25 June 2018

Chevalier Charles Coulombe on Oral vs. Written Tradition

The Chevalier discusses the value of oral tradition with a skeptical Mr Frankini. He points out that in a preliterate society memory was vital, that people were trained to remember. Whilst he doesn't mention it, the memorisation of lengthy, complicate genealogies by the Celtic peoples is one example.

He does mention the Iliad and the Odyssey as examples, but the same holds true for the great epics of the North.

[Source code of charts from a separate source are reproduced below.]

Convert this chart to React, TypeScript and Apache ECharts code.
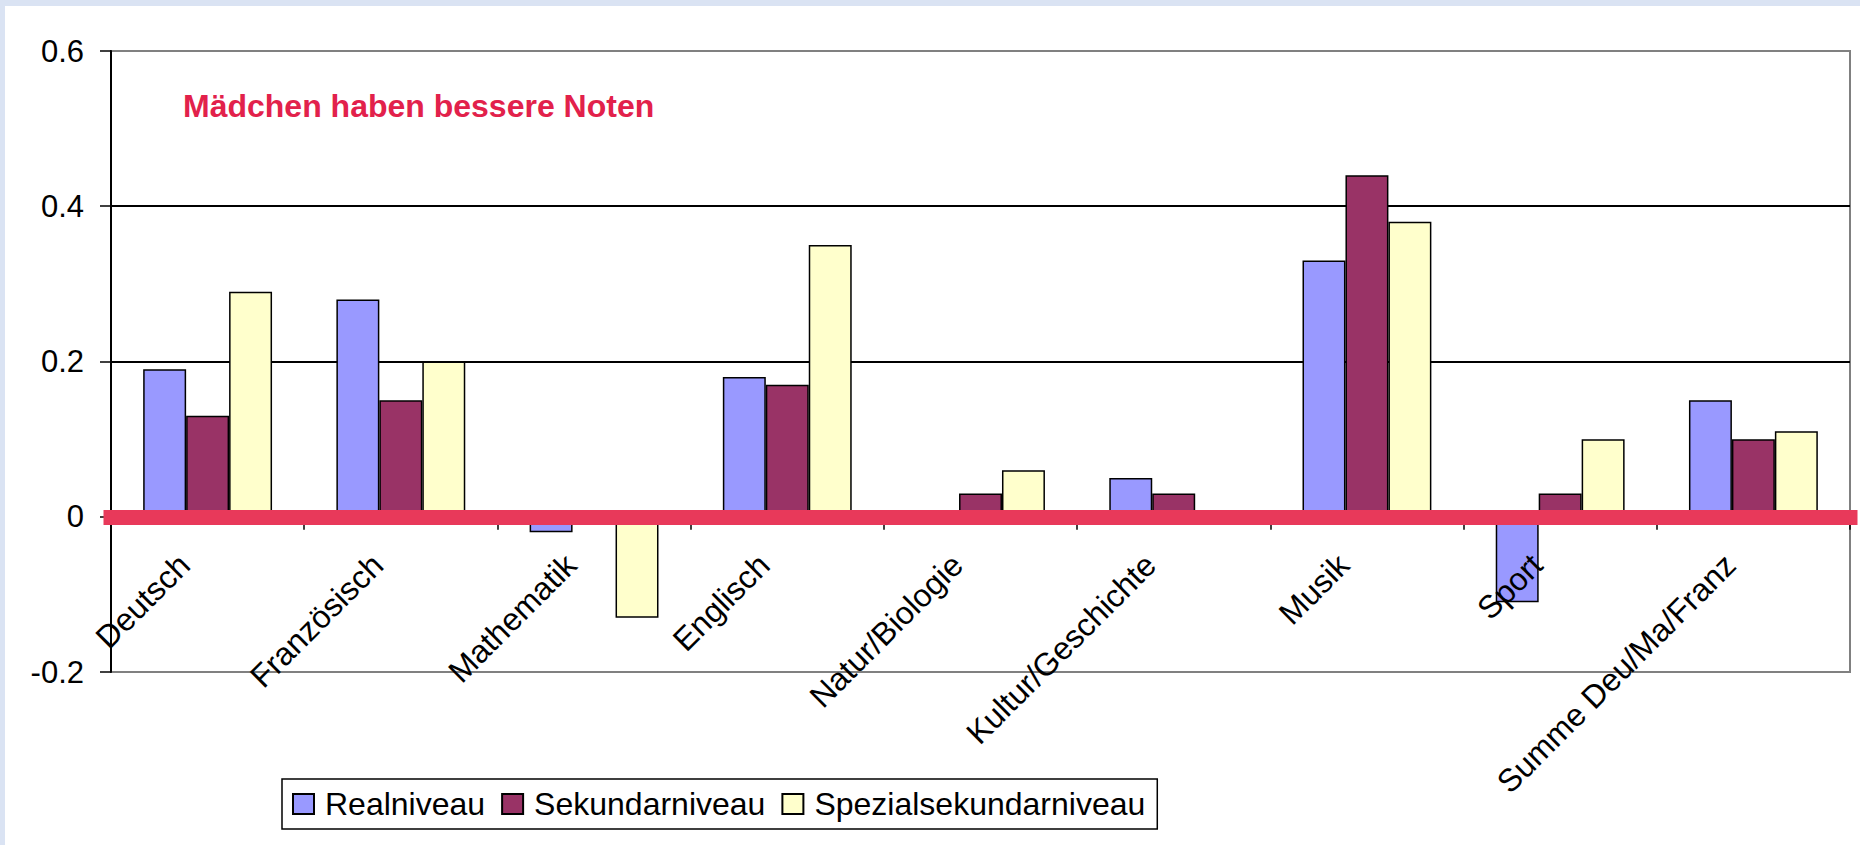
import React, { useEffect, useRef } from "react";
import * as echarts from "echarts";

const categories = [
  "Deutsch",
  "Französisch",
  "Mathematik",
  "Englisch",
  "Natur/Biologie",
  "Kultur/Geschichte",
  "Musik",
  "Sport",
  "Summe Deu/Ma/Franz",
];
const seriesNames = ["Realniveau", "Sekundarniveau", "Spezialsekundarniveau"];
const realniveau = [0.19, 0.28, -0.02, 0.18, 0, 0.05, 0.33, -0.11, 0.15];
const sekundarniveau = [0.13, 0.15, 0, 0.17, 0.03, 0.03, 0.44, 0.03, 0.1];
const spezialsekundarniveau = [0.29, 0.2, -0.13, 0.35, 0.06, 0, 0.38, 0.1, 0.11];
const yMin = -0.2;
const yMax = 0.6;
const yStep = 0.2;
const annotation = "Mädchen haben bessere Noten";

const FONT = '"Liberation Sans", Arial, Helvetica, sans-serif';
const colors = ["#9999FF", "#993366", "#FFFFCC"];

export default function App() {
  const ref = useRef<HTMLDivElement>(null);

  useEffect(() => {
    if (!ref.current) return;
    const chart = echarts.init(ref.current, null, { renderer: "svg" });
    const values = [realniveau, sekundarniveau, spezialsekundarniveau];

    const series: any[] = values.map((d, i) => ({
      name: seriesNames[i],
      type: "bar",
      data: d,
      z: i === 2 ? 4 : 2,
      barGap: "0%",
      barCategoryGap: "33.3%",
      itemStyle: { color: colors[i], borderColor: "#000", borderWidth: 1.5 },
      emphasis: { disabled: true },
    }));
    series[2].markLine = {
      silent: true,
      symbol: "none",
      label: { show: false },
      lineStyle: { color: "#E8395A", width: 15, type: "solid", cap: "square", opacity: 1 },
      data: [{ yAxis: 0 }],
    };

    chart.setOption({
      animation: false,
      backgroundColor: "#ffffff",
      textStyle: { fontFamily: FONT },
      grid: {
        left: 106,
        top: 45,
        right: 10,
        bottom: 173,
        containLabel: false,
        outerBoundsMode: "none",
        show: true,
        borderColor: "#808080",
        borderWidth: 2,
        backgroundColor: "transparent",
      },
      legend: {
        data: seriesNames,
        left: 277,
        top: 773,
        orient: "horizontal",
        itemWidth: 21,
        itemHeight: 20,
        itemGap: 16,
        padding: [9, 12, 9, 10],
        borderColor: "#000",
        borderWidth: 1.5,
        backgroundColor: "#fff",
        textStyle: { fontSize: 32, color: "#000", fontFamily: FONT, padding: [0, 0, 0, 6] },
        icon: "rect",
        selectedMode: false,
      },
      graphic: [
        {
          type: "text",
          left: 178,
          top: 84,
          z: 10,
          style: {
            text: annotation,
            fill: "#E2214B",
            font: `bold 32px ${FONT}`,
          },
        },
      ],
      xAxis: {
        type: "category",
        data: categories,
        z: 3,
        axisLine: { show: true, onZero: true, lineStyle: { color: "#000", width: 1.5 } },
        axisTick: { show: true, length: 13, interval: 0, lineStyle: { color: "#000", width: 1.5 } },
        axisLabel: {
          interval: 0,
          rotate: 45,
          margin: -113,
          fontSize: 32,
          lineHeight: 32,
          verticalAlign: "bottom",
          color: "#000",
          fontFamily: FONT,
          padding: [0, 17, 0, 0],
        },
        splitLine: { show: false },
      },
      yAxis: {
        type: "value",
        min: yMin,
        max: yMax,
        interval: yStep,
        axisLine: { show: true, lineStyle: { color: "#000", width: 2 } },
        axisTick: { show: true, length: 11, lineStyle: { color: "#000", width: 1.5 } },
        axisLabel: {
          fontSize: 31,
          color: "#000",
          margin: 27,
          fontFamily: FONT,
          formatter: (v: number) => String(Number(v.toFixed(1))),
        },
        splitLine: {
          show: true,
          lineStyle: {
            color: ["#808080", "#000000", "#000000", "#000000", "#808080"],
            width: 2,
          },
        },
      },
      series,
    });

    return () => chart.dispose();
  }, []);

  return (
    <div
      style={{
        position: "fixed",
        left: 0,
        top: 0,
        width: 1860,
        height: 845,
        background: "#DAE3F3",
        overflow: "hidden",
      }}
    >
      <div
        ref={ref}
        style={{ position: "absolute", left: 5, top: 6, width: 1855, height: 839, background: "#fff" }}
      />
    </div>
  );
}
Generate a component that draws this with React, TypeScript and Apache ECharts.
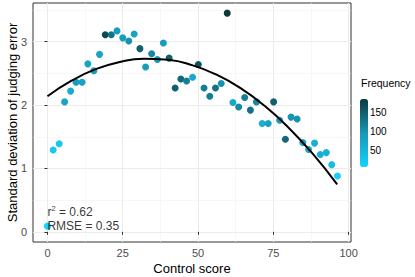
import React, { useEffect, useRef } from "react";
import * as echarts from "echarts";

// Control score (x), SD of judging error (y), frequency (colour)
const controlScore = [0, 1.9, 3.9, 5.7, 7.7, 9.5, 11.5, 13.4, 15.4, 17.3, 19.2, 21.2, 23.1, 25.0, 27.0, 28.8, 30.7, 32.6, 34.6, 36.5, 38.5, 40.4, 42.4, 44.3, 46.2, 48.2, 50.1, 52.0, 53.9, 55.8, 57.7, 59.7, 61.6, 63.5, 65.5, 67.4, 69.4, 71.3, 73.3, 75.1, 77.1, 79.0, 80.9, 82.9, 84.8, 86.7, 88.7, 90.6, 92.6, 94.4, 96.3];
const sdError = [0.09, 1.29, 1.39, 2.05, 2.22, 2.36, 2.36, 2.65, 2.54, 2.80, 3.11, 3.11, 3.17, 3.06, 3.01, 3.12, 2.89, 2.60, 2.81, 2.72, 2.98, 2.74, 2.27, 2.41, 2.38, 2.44, 2.64, 2.27, 2.14, 2.27, 2.34, 3.45, 2.04, 1.97, 2.12, 1.92, 2.05, 1.71, 1.71, 2.05, 1.76, 1.46, 1.81, 1.78, 1.41, 1.30, 1.40, 1.22, 1.25, 1.06, 0.88];
const frequency = [8, 25, 25, 75, 65, 90, 80, 75, 90, 75, 170, 130, 85, 85, 100, 80, 150, 85, 110, 90, 90, 150, 150, 140, 120, 70, 160, 120, 120, 130, 100, 185, 70, 110, 120, 130, 110, 60, 80, 150, 90, 140, 100, 100, 80, 70, 60, 60, 55, 40, 15];

// Fitted curve
const curveX = [0, 8, 16, 24, 32, 40, 48, 56, 64, 72, 80, 88, 96.2];
const curveY = [2.14, 2.385, 2.566, 2.68, 2.73, 2.713, 2.63, 2.483, 2.27, 1.992, 1.647, 1.237, 0.75];

const xTicks = [0, 25, 50, 75, 100];
const xMinor = [12.5, 37.5, 62.5, 87.5];
const yTicks = [0, 1, 2, 3];
const yMinor = [0.5, 1.5, 2.5, 3.5];

const freqMin = 7;
const freqMax = 185;
const legendTicks = [50, 100, 150];

const annotationX = [0, 0];
const annotationY = [0.316, 0.09];
const annotationText = ["r{sup|2} = 0.62", "RMSE = 0.35"];

const FONT = "'Liberation Sans', Arial, Helvetica, sans-serif";

export default function App() {
  const ref = useRef<HTMLDivElement>(null);
  useEffect(() => {
    if (!ref.current) return;
    const chart = echarts.init(ref.current, undefined, { renderer: "svg" });
    const barTop = 99;
    const barH = 68;
    const points = controlScore.map((x, i) => [x, sdError[i], frequency[i]]);
    const curve = curveX.map((x, i) => [x, curveY[i]]);
    const hidden = {
      axisLine: { show: false },
      axisTick: { show: false },
      axisLabel: { show: false },
    };
    chart.setOption({
      animation: false,
      backgroundColor: "#ffffff",
      textStyle: { fontFamily: FONT },
      grid: {
        left: 33,
        top: 3,
        width: 318,
        height: 239,
        containLabel: false,
        outerBoundsMode: "none",
        show: true,
        borderColor: "#333333",
        borderWidth: 1,
        backgroundColor: "#ffffff",
      },
      xAxis: [
        {
          type: "value",
          min: -4.8,
          max: 100.8,
          name: "Control score",
          nameLocation: "middle",
          nameGap: 20,
          nameMoveOverlap: false,
          nameTextStyle: { fontSize: 13, color: "#000", fontFamily: FONT },
          axisLine: { show: false },
          axisTick: { show: true, length: 3, lineStyle: { color: "#333" }, customValues: xTicks },
          axisLabel: { fontSize: 11, color: "#4d4d4d", margin: 5, fontFamily: FONT, customValues: xTicks },
          splitLine: { show: true, lineStyle: { color: "#ebebeb", width: 1 } },
        },
        {
          type: "value",
          min: -4.8,
          max: 100.8,
          position: "top",
          ...hidden,
          axisTick: { show: false, customValues: xMinor },
          splitLine: { show: true, lineStyle: { color: "#f2f2f2", width: 0.6 } },
        },
      ],
      yAxis: [
        {
          type: "value",
          min: -0.16,
          max: 3.61,
          name: "Standard deviation of judging error",
          nameLocation: "middle",
          nameGap: 14,
          nameMoveOverlap: false,
          nameTextStyle: { fontSize: 13, color: "#000", fontFamily: FONT },
          axisLine: { show: false },
          axisTick: { show: true, length: 3, lineStyle: { color: "#333" }, customValues: yTicks },
          axisLabel: { fontSize: 11, color: "#4d4d4d", margin: 6, fontFamily: FONT, customValues: yTicks },
          splitLine: { show: true, lineStyle: { color: "#ebebeb", width: 1 } },
        },
        {
          type: "value",
          min: -0.16,
          max: 3.61,
          position: "right",
          ...hidden,
          axisTick: { show: false, customValues: yMinor },
          splitLine: { show: true, lineStyle: { color: "#f2f2f2", width: 0.6 } },
        },
      ],
      visualMap: {
        type: "continuous",
        seriesIndex: 0,
        dimension: 2,
        min: freqMin,
        max: freqMax,
        orient: "vertical",
        left: 360,
        top: barTop,
        itemWidth: 8,
        itemHeight: barH,
        padding: 0,
        text: null,
        calculable: false,
        showLabel: false,
        inRange: { color: ["#16d3fc", "#1797b5", "#0a3a3e"] },
      },
      graphic: [
        {
          type: "text",
          left: 361,
          top: 77,
          style: { text: "Frequency", fontSize: 10.5, fill: "#000", fontFamily: FONT },
        },
        ...legendTicks.map((v) => ({
          type: "text",
          x: 370,
          y: barTop + ((freqMax - v) / (freqMax - freqMin)) * barH,
          style: {
            text: String(v),
            fontSize: 10,
            fill: "#000",
            fontFamily: FONT,
            verticalAlign: "middle",
            align: "left",
          },
        })),
      ],
      series: [
        {
          type: "scatter",
          data: points,
          symbolSize: 7,
          itemStyle: { opacity: 1 },
          z: 2,
        },
        {
          type: "line",
          data: curve,
          smooth: true,
          showSymbol: false,
          symbol: "none",
          lineStyle: { color: "#000", width: 2 },
          z: 3,
        },
        {
          type: "scatter",
          symbolSize: 0,
          z: 4,
          data: annotationX.map((x, i) => ({
            value: [x, annotationY[i]],
            label: { formatter: annotationText[i] },
          })),
          label: {
            show: true,
            position: [0, 0],
            align: "left",
            verticalAlign: "middle",
            fontSize: 12,
            color: "#000",
            fontFamily: FONT,
            lineHeight: 14,
            rich: {
              sup: { fontSize: 7.5, verticalAlign: "top", lineHeight: 9, color: "#000", fontFamily: FONT },
            },
          },
        },
      ],
    });
    return () => chart.dispose();
  }, []);
  return (
    <div
      ref={ref}
      style={{ position: "absolute", left: 0, top: 0, width: 415, height: 277 }}
    />
  );
}
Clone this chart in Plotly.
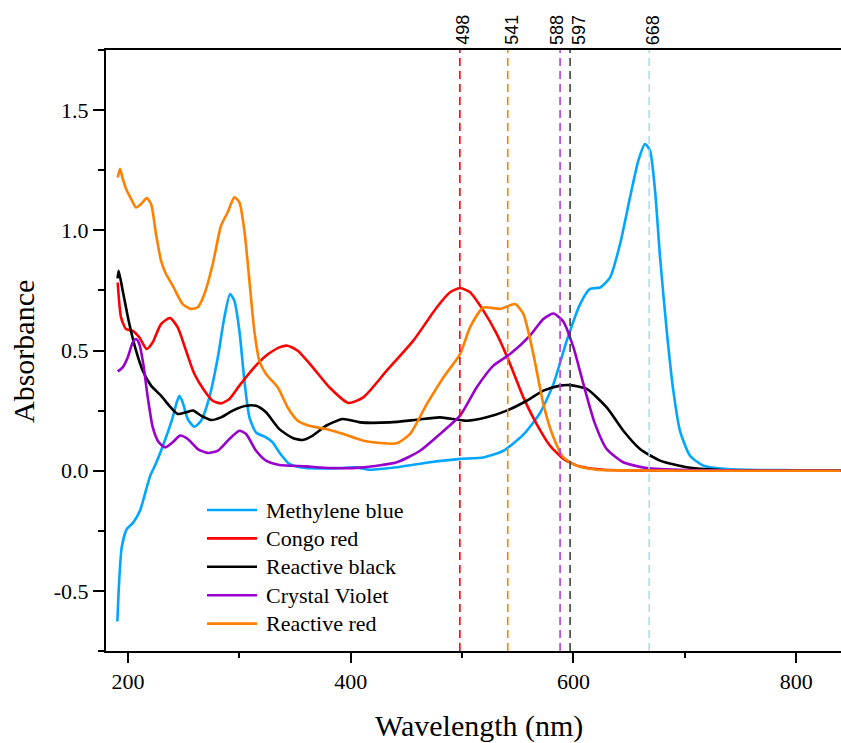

The Children of Lir in Ireland, the Mabinogion in Wales, the oral tales collected in the Kalevala in Finland, and even the Matters of Britain and France, were all, originally, designed to be memorised and retold orally, often chanted to the accompaniment of an instrument such as the harp. 

Fascinatingly, he does not touch on the Holy Tradition of the Church, of which the Catechism of the Catholic Church says,
81 "Sacred Scripture is the speech of God as it is put down in writing under the breath of the Holy Spirit."42"And [Holy] Tradition (which is unwritten, i.e. oral-JW) transmits in its entirety the Word of God which has been entrusted to the apostles by Christ the Lord and the Holy Spirit. It transmits it to the successors of the apostles so that, enlightened by the Spirit of truth, they may faithfully preserve, expound and spread it abroad by their preaching."
However, he points out that oral tradition must never be discounted or given less authority than written sources without good reason.